The first Announcement of Opportunity ("AO") requesting team proposals for New Frontiers missions is currently scheduled to be released later this year. The announced plan is to request designs for at least two out of those five overall Solar System mission types that were listed as highest priority by the "Decadal Survey", a report commissioned by NASA and released this summer in which a team connected with the National Academy of Sciences recommended the best scientific form for US planetary exploration through 2013.

But only one proposal -- for a single type of mission -- will ultimately be selected. This odd procedure will be followed in all New Frontiers AOs because these missions are more complex and harder to design than the less expensive Discovery and Explorer missions that are also selected competitively -- if NASA just put out a request for proposals for a single kind of New Frontiers mission, there's a good chance that no acceptable proposal would be returned.

There has, however, been uncertainty as to just how many mission types NASA would request proposals for in this AO. It could be all five, but some NASA representatives had indicated that it would be just two or three. However, it has now been reported to SpaceDaily from reliable sources that the AO will request designs for at least four of the mission types.
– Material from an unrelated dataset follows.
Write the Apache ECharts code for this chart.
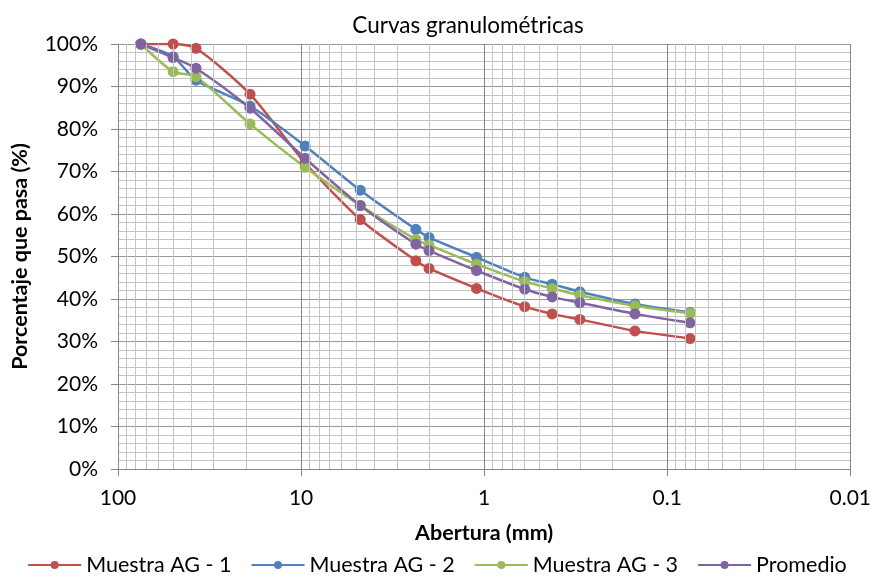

The only one not definitely included will be the single mission type highest ranked by the Decadal Survey: a spacecraft to fly by Pluto and several smaller Kuiper Belt objects. This is because New Horizons, if Congress and the White House do indeed fund it (as is probable), completely fills the bill for that mission.

However, if the NASA 2003 appropriations bill to be approved later this year ultimately ends up NOT including New Horizons, requests for new designs for the Pluto-Kuiper mission will indeed be added to the New Frontiers AO -- and, given the importance of launching this mission as soon as possible because of its unique scientific deadline due to Pluto's growing distance from the Sun, another substitute proposal for a Pluto-Kuiper mission would probably be selected as the first New Frontiers mission.

The Decadal Survey had also listed the other four mission types in order of scientific priority -- with a mission to return a sample from the great South Pole-Aitken Basin on the Moon's farside leading the list.

However, NASA's decision means that there is simply no way to tell what the next New Frontiers mission after Pluto-Kuiper will be -- because its wish to minimize the risk that an acceptable team proposal will not be submitted for this New Frontiers AO means that it is unwilling to rule any of the mission types out, or pick the order in which they should fly.

Since NASA will surely provide a similar broad range of choices on all future New Fontiers AOs, it's a safe bet that it will always be impossible to predict in any detail just what order the various types of New Frontiers missions will fly in.

The other three mission types definitely on the list are:

(1) A mission to drop three entry probes into different parts of Jupiter's atmosphere simultaneously to make measurements at a much greater depth than the Galileo entry probe did -- after which the main carrier spacecraft will put itself into a polar orbit around Jupiter to further study the planet's atmospheric makeup and (through gravity and magnetic data) its internal structure.

(2) A mission to land a spacecraft on Venus which would hastily grab a surface sample and then inflate a heat-resistant balloon to loft itself back into the planet's safely cool cloud layer to analyze the sample in leisurely detail (as well as doing atmospheric studies).

(3) A craft to rendezvous with a comet, land very briefly on its nucleus to scoop up a 1-kg sample, and return it to Earth (with the sample being kept cool enough to prevent its water ice from melting, although the lower-temperature ices in it would be allowed to vaporize to cut the mission's cost, with their gases being preserved in the sample container).